(Data listing)
=-=-=-=-=

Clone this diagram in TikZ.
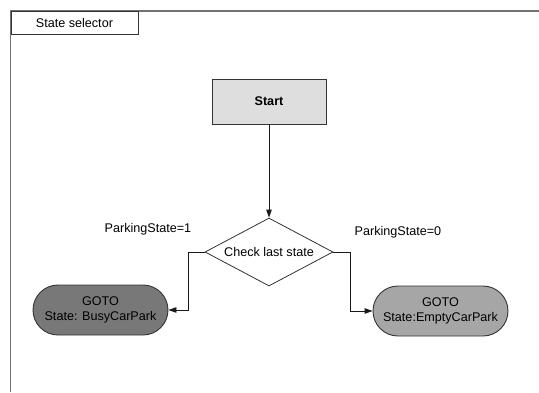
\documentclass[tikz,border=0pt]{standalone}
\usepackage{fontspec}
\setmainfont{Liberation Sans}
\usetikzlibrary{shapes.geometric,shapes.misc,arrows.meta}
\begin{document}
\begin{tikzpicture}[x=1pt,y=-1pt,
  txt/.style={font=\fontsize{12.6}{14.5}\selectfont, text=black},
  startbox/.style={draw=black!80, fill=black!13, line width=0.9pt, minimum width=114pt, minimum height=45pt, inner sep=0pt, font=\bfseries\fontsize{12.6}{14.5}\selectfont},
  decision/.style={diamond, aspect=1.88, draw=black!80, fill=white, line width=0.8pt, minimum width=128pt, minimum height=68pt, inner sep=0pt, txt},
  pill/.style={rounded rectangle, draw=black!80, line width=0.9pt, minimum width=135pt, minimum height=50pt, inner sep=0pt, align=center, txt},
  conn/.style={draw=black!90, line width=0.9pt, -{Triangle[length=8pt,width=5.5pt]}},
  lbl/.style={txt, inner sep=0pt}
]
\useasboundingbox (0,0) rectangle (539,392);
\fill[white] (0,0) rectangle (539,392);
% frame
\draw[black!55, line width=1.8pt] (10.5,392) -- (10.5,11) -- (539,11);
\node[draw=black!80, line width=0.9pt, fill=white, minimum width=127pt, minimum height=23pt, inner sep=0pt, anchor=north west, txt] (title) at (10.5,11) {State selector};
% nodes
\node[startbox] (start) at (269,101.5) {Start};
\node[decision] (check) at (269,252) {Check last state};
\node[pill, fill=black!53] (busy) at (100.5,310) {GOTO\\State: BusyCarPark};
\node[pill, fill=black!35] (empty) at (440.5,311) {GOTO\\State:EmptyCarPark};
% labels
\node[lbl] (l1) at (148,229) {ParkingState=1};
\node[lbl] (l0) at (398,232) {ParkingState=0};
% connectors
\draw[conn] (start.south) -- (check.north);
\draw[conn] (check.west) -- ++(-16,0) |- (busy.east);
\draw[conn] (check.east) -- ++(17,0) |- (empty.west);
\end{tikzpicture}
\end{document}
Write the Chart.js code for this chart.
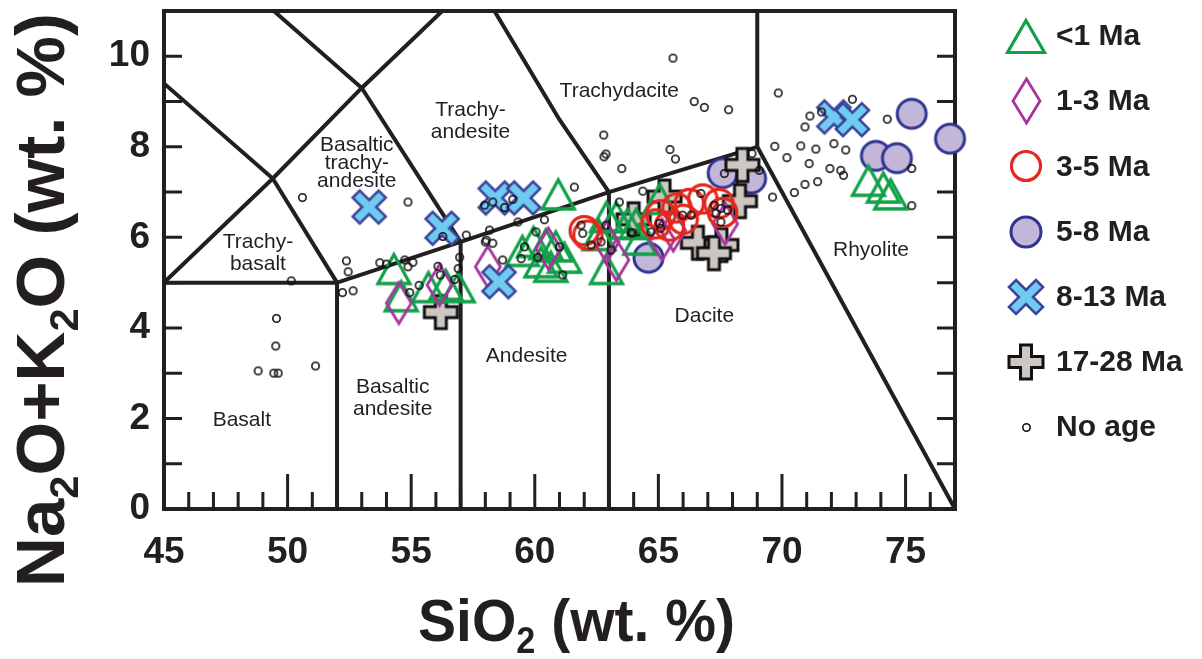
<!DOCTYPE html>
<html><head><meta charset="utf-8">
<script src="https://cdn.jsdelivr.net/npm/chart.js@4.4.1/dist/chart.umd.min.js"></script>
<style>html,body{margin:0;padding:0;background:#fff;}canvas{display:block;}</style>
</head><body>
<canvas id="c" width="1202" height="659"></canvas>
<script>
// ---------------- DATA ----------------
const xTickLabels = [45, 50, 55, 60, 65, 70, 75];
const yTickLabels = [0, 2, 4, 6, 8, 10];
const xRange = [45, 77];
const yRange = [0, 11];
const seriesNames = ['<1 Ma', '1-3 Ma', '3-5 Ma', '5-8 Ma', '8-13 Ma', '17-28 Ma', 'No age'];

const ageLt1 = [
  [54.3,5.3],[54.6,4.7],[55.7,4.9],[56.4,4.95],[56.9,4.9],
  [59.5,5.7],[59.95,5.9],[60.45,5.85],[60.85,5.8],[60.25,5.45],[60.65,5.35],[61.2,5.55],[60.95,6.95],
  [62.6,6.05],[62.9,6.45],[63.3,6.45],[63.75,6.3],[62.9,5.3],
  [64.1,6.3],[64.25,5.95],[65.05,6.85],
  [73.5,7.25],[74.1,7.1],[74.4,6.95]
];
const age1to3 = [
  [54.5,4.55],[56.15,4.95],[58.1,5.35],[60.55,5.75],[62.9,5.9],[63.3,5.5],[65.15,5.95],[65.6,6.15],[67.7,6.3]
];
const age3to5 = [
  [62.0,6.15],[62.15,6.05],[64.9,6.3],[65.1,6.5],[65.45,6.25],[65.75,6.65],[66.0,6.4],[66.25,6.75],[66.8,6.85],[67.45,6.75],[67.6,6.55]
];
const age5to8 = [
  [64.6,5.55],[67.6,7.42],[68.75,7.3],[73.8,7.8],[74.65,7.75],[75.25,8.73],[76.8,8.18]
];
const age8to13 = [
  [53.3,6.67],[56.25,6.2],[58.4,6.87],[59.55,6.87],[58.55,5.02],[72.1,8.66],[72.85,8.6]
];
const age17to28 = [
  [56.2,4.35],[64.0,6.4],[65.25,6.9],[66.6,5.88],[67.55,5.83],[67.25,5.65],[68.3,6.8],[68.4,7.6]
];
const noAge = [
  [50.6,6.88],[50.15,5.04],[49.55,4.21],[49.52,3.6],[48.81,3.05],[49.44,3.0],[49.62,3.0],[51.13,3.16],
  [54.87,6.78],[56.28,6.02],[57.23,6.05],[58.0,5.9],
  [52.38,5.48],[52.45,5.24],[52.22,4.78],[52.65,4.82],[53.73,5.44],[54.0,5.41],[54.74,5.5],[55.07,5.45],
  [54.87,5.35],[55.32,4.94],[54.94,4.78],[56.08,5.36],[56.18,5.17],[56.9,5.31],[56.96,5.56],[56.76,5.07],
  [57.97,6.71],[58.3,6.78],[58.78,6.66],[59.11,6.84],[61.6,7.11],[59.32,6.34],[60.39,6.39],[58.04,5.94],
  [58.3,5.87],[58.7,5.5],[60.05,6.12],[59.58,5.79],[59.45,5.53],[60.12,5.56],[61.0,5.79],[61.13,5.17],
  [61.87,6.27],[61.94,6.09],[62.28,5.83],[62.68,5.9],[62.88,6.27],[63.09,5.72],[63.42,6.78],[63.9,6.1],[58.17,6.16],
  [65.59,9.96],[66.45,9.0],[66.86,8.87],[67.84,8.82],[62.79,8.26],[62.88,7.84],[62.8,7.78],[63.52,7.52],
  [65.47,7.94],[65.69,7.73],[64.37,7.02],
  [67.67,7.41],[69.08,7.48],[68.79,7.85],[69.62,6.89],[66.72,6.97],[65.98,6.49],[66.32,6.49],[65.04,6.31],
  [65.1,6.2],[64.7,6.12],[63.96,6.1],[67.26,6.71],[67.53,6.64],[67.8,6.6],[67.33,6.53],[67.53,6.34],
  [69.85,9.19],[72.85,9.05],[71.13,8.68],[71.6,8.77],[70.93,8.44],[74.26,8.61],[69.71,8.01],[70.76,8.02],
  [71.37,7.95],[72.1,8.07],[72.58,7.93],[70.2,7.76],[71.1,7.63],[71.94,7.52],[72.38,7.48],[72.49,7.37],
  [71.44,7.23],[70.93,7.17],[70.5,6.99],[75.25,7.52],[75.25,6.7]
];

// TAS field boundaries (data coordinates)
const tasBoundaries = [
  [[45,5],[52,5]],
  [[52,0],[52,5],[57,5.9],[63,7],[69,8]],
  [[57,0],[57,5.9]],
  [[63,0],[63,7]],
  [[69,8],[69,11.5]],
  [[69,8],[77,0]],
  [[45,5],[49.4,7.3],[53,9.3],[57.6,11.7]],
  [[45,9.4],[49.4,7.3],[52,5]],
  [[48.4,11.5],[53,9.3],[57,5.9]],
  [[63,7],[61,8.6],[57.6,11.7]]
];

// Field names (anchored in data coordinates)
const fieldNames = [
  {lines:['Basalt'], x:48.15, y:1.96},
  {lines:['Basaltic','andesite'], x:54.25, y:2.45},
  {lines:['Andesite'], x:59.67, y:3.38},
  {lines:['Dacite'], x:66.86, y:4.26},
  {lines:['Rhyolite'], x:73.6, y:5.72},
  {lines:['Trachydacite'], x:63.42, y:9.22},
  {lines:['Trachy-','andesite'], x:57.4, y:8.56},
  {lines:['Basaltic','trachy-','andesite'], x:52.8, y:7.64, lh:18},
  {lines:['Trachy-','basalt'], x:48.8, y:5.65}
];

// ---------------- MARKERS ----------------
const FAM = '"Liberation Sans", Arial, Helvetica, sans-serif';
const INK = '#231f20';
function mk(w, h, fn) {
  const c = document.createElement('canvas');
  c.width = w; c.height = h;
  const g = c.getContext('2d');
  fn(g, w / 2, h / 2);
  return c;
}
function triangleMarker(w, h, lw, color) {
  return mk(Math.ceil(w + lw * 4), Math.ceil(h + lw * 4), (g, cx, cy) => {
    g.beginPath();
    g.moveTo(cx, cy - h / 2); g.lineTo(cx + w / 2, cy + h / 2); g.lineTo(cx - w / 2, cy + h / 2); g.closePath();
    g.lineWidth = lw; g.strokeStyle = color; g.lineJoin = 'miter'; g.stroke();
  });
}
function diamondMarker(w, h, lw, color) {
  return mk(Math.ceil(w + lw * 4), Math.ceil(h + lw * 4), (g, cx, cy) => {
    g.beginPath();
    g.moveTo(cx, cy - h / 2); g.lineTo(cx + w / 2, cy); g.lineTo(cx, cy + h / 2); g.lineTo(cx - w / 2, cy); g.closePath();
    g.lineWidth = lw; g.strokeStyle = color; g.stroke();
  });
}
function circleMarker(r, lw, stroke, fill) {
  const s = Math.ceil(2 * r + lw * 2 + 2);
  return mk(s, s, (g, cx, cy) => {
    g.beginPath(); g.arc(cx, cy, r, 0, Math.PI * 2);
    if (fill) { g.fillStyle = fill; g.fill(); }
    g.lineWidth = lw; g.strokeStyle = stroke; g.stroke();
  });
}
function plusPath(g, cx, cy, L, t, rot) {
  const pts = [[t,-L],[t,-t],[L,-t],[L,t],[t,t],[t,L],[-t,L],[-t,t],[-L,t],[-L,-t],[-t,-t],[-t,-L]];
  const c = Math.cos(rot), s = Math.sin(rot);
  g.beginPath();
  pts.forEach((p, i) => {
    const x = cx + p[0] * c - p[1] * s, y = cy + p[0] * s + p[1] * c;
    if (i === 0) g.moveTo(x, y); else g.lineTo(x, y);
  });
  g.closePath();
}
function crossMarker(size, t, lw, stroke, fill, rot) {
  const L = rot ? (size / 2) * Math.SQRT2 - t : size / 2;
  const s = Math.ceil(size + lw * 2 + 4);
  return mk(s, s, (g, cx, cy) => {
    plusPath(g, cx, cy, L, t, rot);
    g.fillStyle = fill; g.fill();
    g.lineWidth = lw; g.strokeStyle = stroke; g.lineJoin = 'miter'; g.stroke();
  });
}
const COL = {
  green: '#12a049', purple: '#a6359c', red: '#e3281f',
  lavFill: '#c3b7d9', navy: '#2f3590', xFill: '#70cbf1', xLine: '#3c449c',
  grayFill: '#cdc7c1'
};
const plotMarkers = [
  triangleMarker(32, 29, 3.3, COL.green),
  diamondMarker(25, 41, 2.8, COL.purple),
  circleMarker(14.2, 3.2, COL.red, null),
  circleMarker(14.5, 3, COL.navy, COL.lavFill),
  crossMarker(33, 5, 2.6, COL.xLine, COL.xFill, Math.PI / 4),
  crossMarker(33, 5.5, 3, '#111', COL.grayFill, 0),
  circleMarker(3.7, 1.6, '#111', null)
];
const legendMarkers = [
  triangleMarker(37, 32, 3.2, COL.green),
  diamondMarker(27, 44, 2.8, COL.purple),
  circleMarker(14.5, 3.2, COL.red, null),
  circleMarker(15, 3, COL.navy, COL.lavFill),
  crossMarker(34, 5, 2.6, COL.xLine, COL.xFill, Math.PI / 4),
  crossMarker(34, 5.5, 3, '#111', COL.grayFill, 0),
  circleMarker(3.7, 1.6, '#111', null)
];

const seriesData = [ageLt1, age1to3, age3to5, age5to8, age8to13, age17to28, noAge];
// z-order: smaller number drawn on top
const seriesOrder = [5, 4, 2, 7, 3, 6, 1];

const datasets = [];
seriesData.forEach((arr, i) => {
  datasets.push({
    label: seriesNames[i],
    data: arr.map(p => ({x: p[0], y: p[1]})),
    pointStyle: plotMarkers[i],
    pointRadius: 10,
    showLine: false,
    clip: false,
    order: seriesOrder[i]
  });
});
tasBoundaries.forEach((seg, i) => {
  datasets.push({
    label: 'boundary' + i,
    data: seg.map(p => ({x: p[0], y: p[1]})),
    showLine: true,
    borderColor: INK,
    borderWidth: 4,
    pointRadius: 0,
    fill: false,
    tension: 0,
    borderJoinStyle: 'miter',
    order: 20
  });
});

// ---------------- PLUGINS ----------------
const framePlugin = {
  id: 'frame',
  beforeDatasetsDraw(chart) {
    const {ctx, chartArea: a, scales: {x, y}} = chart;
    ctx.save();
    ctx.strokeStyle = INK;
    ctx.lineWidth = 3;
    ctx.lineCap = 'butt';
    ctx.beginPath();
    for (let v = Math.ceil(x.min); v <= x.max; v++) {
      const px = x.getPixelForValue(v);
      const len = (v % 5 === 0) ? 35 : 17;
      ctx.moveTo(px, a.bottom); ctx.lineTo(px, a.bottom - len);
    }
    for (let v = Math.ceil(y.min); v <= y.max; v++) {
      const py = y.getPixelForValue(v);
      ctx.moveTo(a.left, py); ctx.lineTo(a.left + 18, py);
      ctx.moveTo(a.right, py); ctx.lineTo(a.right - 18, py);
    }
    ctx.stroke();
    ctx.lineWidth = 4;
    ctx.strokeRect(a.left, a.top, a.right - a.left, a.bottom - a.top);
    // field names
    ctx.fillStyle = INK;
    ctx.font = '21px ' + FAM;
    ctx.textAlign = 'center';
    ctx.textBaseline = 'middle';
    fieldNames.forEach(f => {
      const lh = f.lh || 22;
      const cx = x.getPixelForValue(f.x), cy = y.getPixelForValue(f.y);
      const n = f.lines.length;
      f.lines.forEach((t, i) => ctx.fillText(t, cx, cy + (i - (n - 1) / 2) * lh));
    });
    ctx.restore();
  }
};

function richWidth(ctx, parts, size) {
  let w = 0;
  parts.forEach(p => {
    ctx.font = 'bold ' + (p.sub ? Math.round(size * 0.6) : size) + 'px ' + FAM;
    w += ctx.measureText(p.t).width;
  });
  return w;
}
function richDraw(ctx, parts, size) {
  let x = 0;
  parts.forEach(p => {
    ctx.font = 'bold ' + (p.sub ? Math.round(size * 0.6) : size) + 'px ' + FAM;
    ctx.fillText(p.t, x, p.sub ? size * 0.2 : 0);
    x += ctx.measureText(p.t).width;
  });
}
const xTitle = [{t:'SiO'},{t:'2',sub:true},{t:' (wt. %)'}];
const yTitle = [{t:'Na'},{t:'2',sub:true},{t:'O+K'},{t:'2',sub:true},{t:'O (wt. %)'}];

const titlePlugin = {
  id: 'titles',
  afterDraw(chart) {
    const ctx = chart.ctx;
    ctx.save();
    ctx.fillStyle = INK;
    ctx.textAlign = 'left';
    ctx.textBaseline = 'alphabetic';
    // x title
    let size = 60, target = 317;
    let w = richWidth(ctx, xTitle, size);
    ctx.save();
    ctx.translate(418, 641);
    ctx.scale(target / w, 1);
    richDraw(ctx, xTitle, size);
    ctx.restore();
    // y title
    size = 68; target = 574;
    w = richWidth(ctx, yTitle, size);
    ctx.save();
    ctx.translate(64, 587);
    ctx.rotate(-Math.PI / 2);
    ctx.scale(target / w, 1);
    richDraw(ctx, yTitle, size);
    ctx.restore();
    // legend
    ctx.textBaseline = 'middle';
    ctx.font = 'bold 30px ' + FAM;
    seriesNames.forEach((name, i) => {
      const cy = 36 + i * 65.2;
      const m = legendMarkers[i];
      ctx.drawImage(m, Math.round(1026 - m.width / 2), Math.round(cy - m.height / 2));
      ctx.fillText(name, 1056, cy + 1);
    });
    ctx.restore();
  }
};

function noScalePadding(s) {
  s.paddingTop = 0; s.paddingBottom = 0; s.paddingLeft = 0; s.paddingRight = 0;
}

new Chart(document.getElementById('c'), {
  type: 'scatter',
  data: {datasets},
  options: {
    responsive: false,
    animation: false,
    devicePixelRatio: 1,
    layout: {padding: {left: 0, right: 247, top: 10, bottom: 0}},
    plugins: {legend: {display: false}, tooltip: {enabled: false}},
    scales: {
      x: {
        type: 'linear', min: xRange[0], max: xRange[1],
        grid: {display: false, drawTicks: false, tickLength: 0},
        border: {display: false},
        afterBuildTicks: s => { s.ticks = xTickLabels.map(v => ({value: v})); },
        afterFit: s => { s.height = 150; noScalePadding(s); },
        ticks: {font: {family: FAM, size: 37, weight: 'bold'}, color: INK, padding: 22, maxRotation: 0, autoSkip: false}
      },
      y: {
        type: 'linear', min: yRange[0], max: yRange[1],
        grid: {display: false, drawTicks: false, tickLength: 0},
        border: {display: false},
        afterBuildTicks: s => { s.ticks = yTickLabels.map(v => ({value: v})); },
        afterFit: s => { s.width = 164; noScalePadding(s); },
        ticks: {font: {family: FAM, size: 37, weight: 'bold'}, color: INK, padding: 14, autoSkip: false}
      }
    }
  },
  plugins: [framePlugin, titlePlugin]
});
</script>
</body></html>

=-=-=-=-=

REQUIRED WORK:
Which lines of the data above contain "this"? Copy each one.

WRITTEN SOLUTION:
Clone this diagram in TikZ.
Write the Chart.js code for this chart.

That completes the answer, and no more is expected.